Cray Valley Workers Seek Workplace Improvements in First Contract

Chemical workers at Cray Valley Hydrocarbon Specialty Chemicals (Cray Valley) in Beaumont, Texas, will soon be able to address the workplace and management issues that prompted them to organize when they start negotiating a first contract this month.

Negotiations start Feb. 20 and will focus on job security, health and safety, and contract language that protects existing healthcare, vacation and other benefits, said Adam Trenholm, the unit chair for the group that is part of Local 13-243.

Trenholm and his 43 coworkers began their journey to improve their workplace on Sept. 20, 2019 when they contacted the USW and started their organizing campaign. The group—which includes production operators, lab technicians, instrument and electrical technicians, maintenance technicians and material handlers—wanted to organize because of job security and safety issues, Trenholm said.

In addition, he said the company started eliminating job positions and changing them entirely. Plus, he said that management was unfairly disciplining employees.

“Workers were very concerned about the orders they were getting from supervisors,” said Hoot Landry, District 13 staff representative. “The supervisor would tell them to do something, the worker would do it, and the supervisor would say the way the worker did it was wrong. They tried to blame workers.”

Company pushback

Cray Valley makes hydrocarbon resin used for tire products and tape, and is the base for any glue, Trenholm said. The resin goes into products for other companies, such as 3M and Michelin which are some of Cray Valley’s biggest customers.

Formerly owned by Goodyear Tire Company, Cray Valley is now a subsidiary of Total Petrochemicals and has been at the current site for 50 years as of March 25, 2020.

Cray Valley employed typical union-busting tactics, including the hiring of a union-busting lawyer.

“They organized mandatory meetings and started to remove vacation and other benefits,” Trenholm said.

To help, Local 13-243 opened its union hall to the workers, so they could discuss their issues and receive assistance in resolving their grievances.

“We shared with them that there’s strength in numbers,” Landry said. “They had to decide whether to stick together and fight back, or continue to get more of the same treatment.”

He said the workers contacted the union whenever the company tried to implement changes to the status quo.


The Cray Valley workers voted overwhelmingly for USW representation in a National Labor Relations Board election on Nov. 14-15, 2019.

“I feel a lot safer,” Trenholm said. “I feel we have what we need (a union) to be protected. It will be nice to have an arbitration and grievance procedure.
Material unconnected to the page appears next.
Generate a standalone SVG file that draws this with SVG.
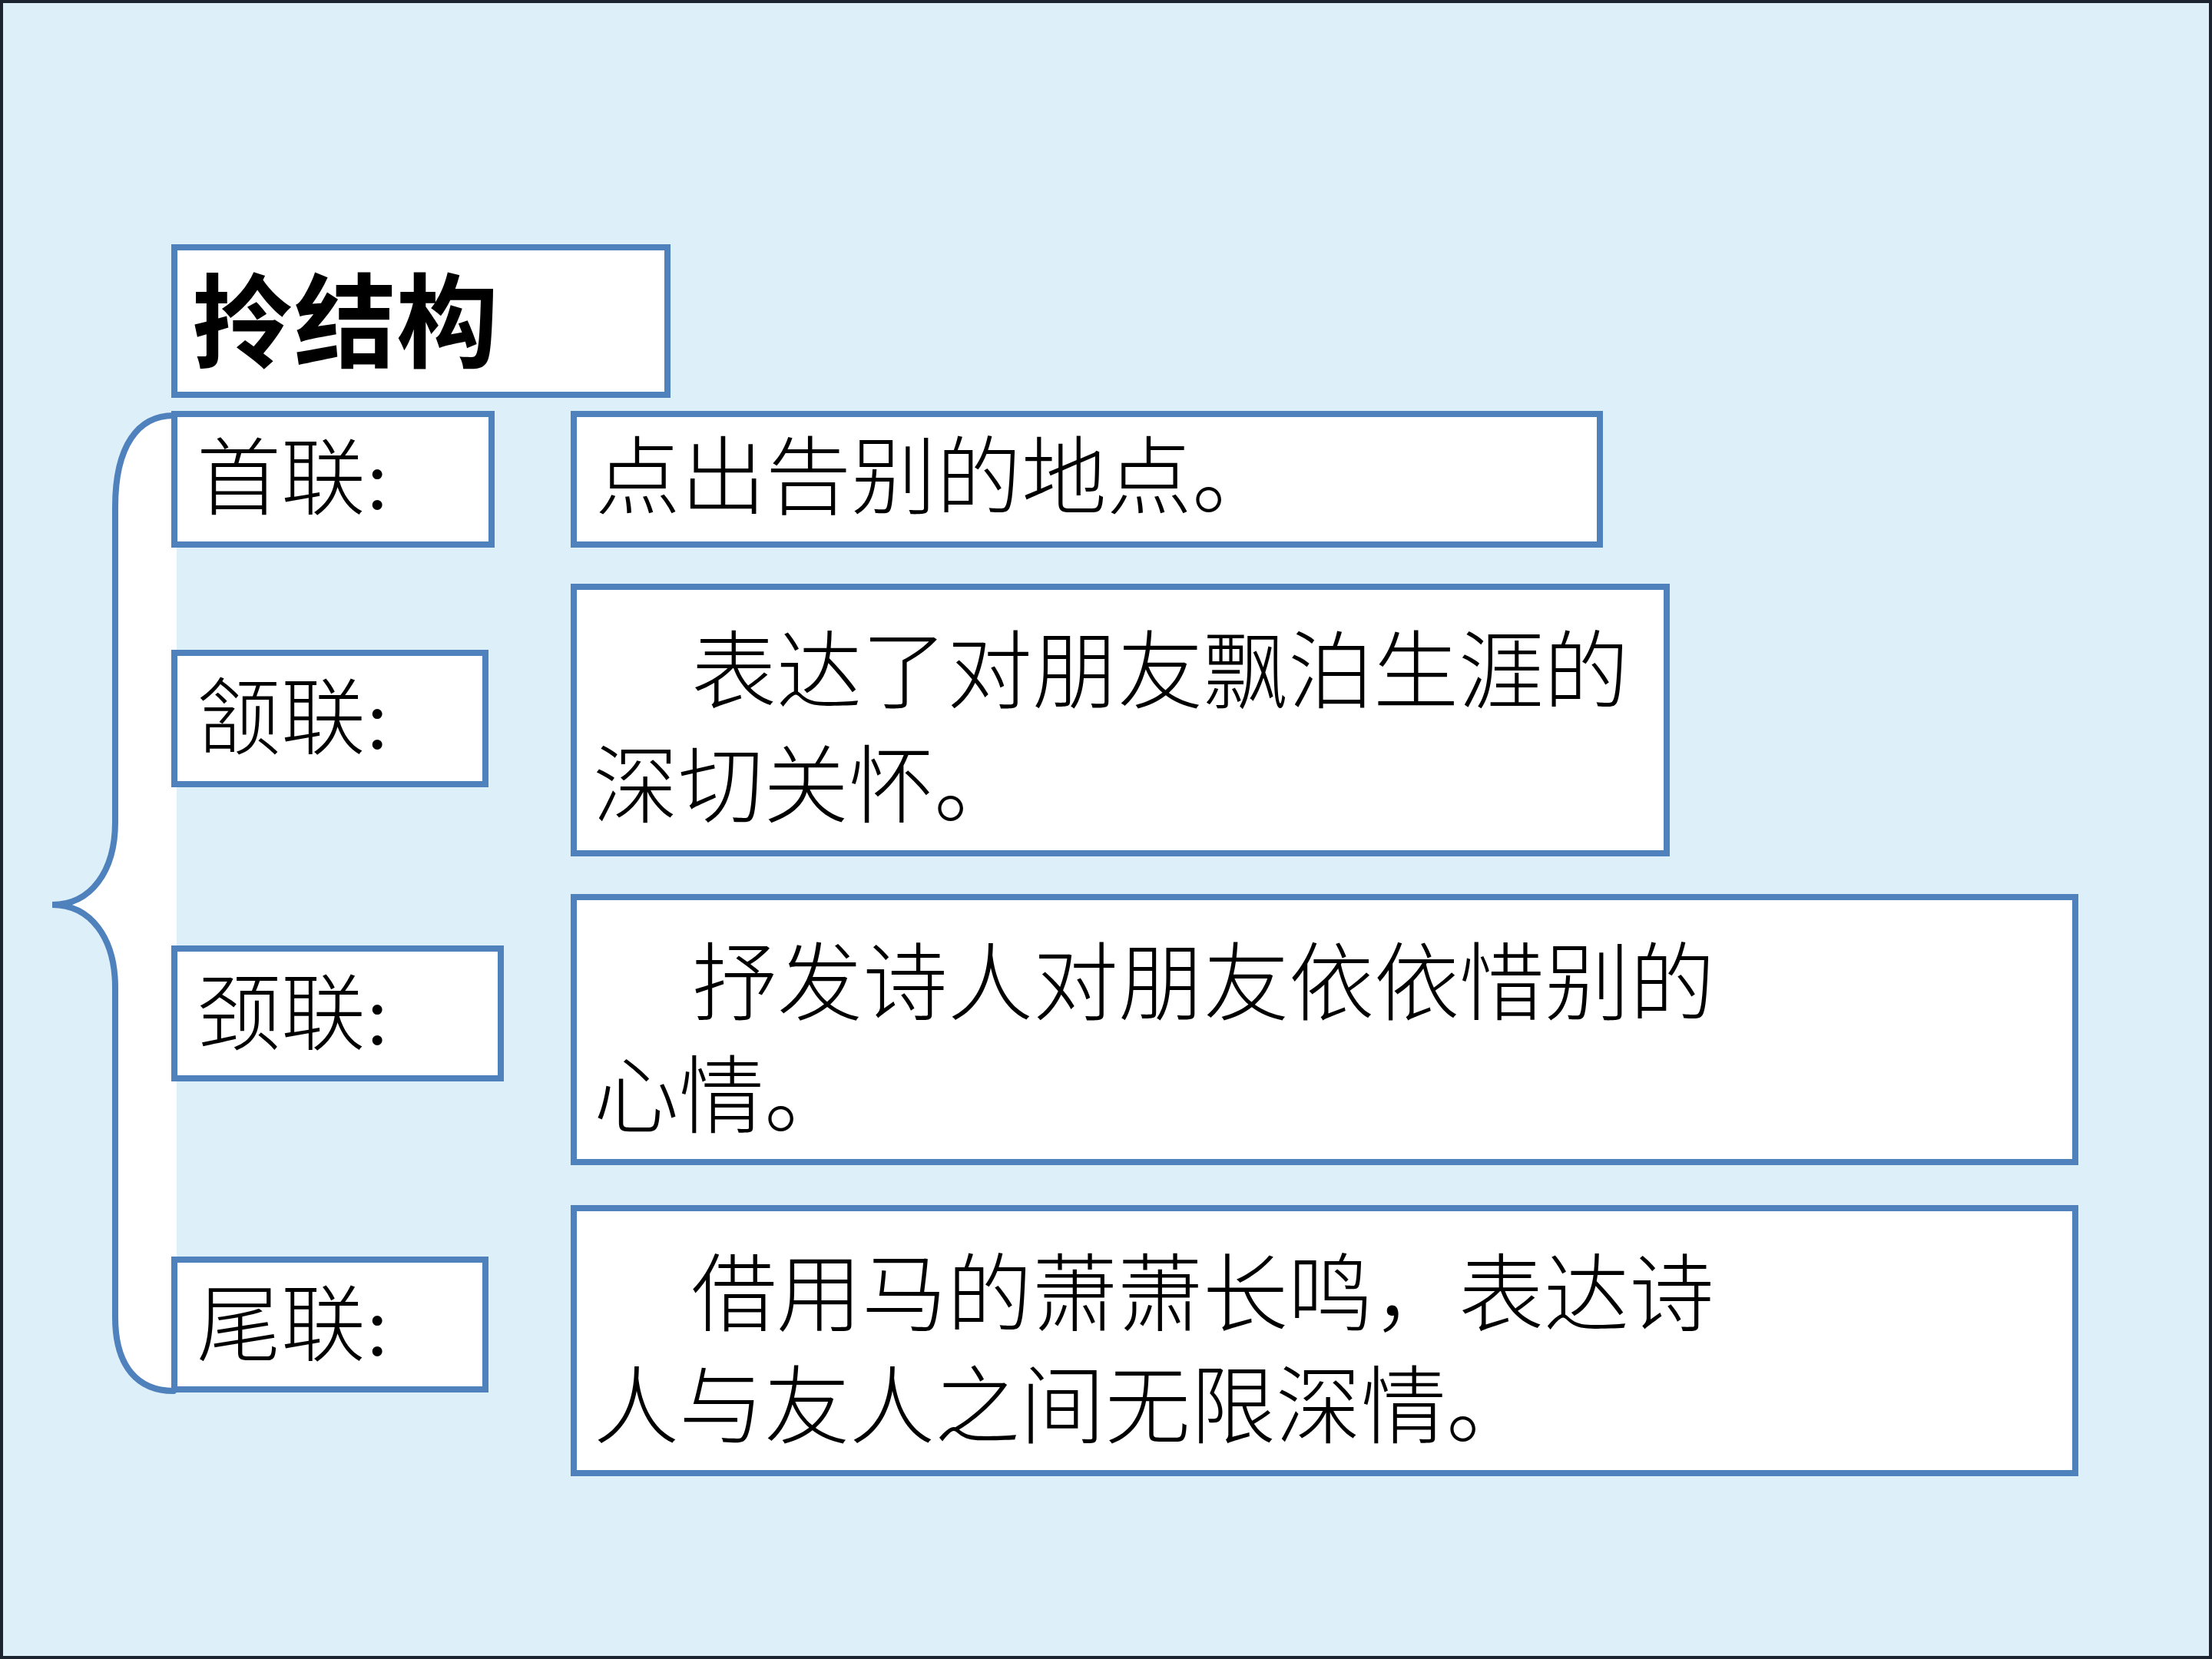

That’s something we do not have now.  Having a union gives us a voice, which we didn’t have before either.”

Workers elected Trenholm, David White and Wesley Durio to the bargaining committee, and completed a survey on the issues they want addressed in the first contract.

Landry said that he and the committee had a preliminary discussion with the company over negotiations and feel positive about getting a first contract.

“We believe that in a reasonable amount of time we will be able to work through our issues,” he said.